It seems that for all the niceties of the world, most people are unaware that they are only about five minutes to midnight. The necessary complement to being alive is neither glamorous nor grand, no matter how hard culture may try to persuade us otherwise: death, when it strikes, levels all. Irrespective of age, ethnicity, cultural status, socio-economic position, or any other measure, death is indiscriminate when it makes its claim. We sit down for coffee, clock in for our nine-to-five’s, and lay ourselves down to sleep without so much as a thought direct to the muted timpani of our heartbeats – and the very tangible reality that, one day, it will stop.

Your face right now.

Sheesh, morbid stuff, I know. It is a sad reality that for so many, a life beyond the world in which they currently live is inconceivable. But the greater tragedy is that in trying to find meaning in this life, they embrace the fleeting good of worldly hedonism – it is sophistry at best, like trying to cast a shadow in the dark. Or perhaps it is more like moonshine, not just in the artifice of its light, but also in the cold lifelessness of that world. The other end of that spectrum is no less satisfying. Sure, Nietzsche, Tolstoy, and Sartre might have been good fun in university, but existentialism tends to grow old with age. Nevertheless, some people are content to walk toward that sad fate, and are happy to find meaning in meaninglessness.

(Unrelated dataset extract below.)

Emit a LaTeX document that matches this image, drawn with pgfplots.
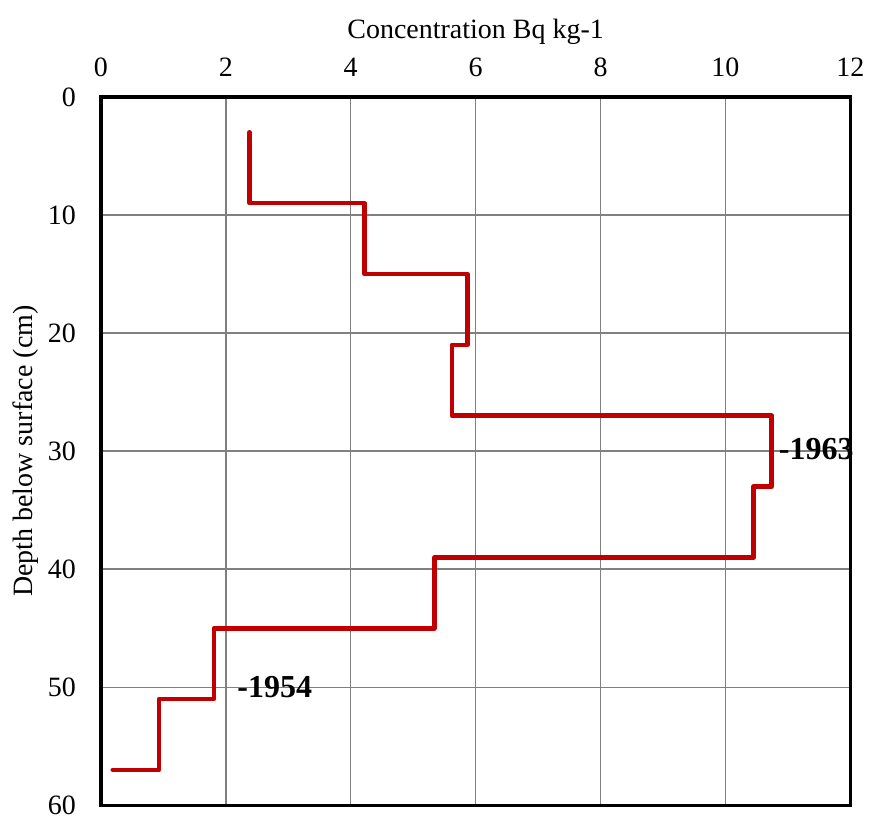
\documentclass[border=0pt]{standalone}
\usepackage{fontspec}
\setmainfont{Liberation Serif}
\usepackage{pgfplots}
\pgfplotsset{compat=1.18}
\definecolor{linered}{RGB}{192,0,0}
\definecolor{gridgray}{RGB}{128,128,128}
\begin{document}
\begin{tikzpicture}
\begin{axis}[
  scale only axis, width=375pt, height=354.5pt,
  xmin=0, xmax=12, ymin=0, ymax=60, y dir=reverse,
  xtick={0,2,...,12}, ytick={0,10,...,60},
  xticklabel pos=top,
  major tick length=0pt,
  grid=major,
  major grid style={gridgray, line width=0.75pt},
  axis line style={black, line width=1.75pt},
  /pgf/number format/assume math mode=true,
  tick label style={font=\fontsize{14}{16}\selectfont},
  xticklabel style={yshift=6.5pt},
  yticklabel style={xshift=-9pt},
  xlabel={Concentration Bq kg-1},
  ylabel={Depth below surface (cm)},
  label style={font=\fontsize{14}{16}\selectfont},
  xlabel style={at={(ticklabel cs:0.5)}, anchor=near ticklabel, yshift=0pt},
  ylabel style={at={(ticklabel cs:0.5)}, anchor=near ticklabel, yshift=-2pt},
  clip=false,
]
\addplot[linered, line width=2.3pt, line join=round, line cap=round] coordinates {
  (2.38,3) (2.38,9) (4.22,9) (4.22,15) (5.87,15) (5.87,21) (5.62,21)
  (5.62,27) (10.74,27) (10.74,33) (10.45,33) (10.45,39) (5.34,39)
  (5.34,45) (1.81,45) (1.81,51) (0.93,51) (0.93,57) (0.19,57)
};
\node[anchor=west, inner sep=0pt, font=\fontsize{16}{18}\selectfont\bfseries] at (axis cs:10.85,29.8) {-1963};
\node[anchor=west, inner sep=0pt, font=\fontsize{16}{18}\selectfont\bfseries] at (axis cs:2.18,50) {-1954};
\end{axis}
\path ([xshift=-50.5pt,yshift=-8.5pt]current axis.south west) rectangle ([xshift=10pt,yshift=48.5pt]current axis.north east);
\end{tikzpicture}
\end{document}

What about Christians? What do we look forward to when death beckons us closer? When our mental and physical faculties begin to fail us, and we grow increasingly frail as time passes? “The wages of sin is death,” writes Paul, “but the free gift of God is eternal life in Christ Jesus our Lord” (Romans 6:23). We must concede that death happens because sin happens; death is a reality because sin is a reality. But we are lucid enough to realise that the most harrowing truth is that death is the working of our own hands. Even as Frankenstein was taken aback in horror as “the Adam of [his] labours” gritted his teeth at him and rasped, “You are my Creator!” so too does death hideously posture itself before us as the product of our sinfulness.

“But the free gift of God is eternal life in Christ Jesus our Lord.” That is our solace in calamity, and the hope that is set before us (Hebrews 6:18-19).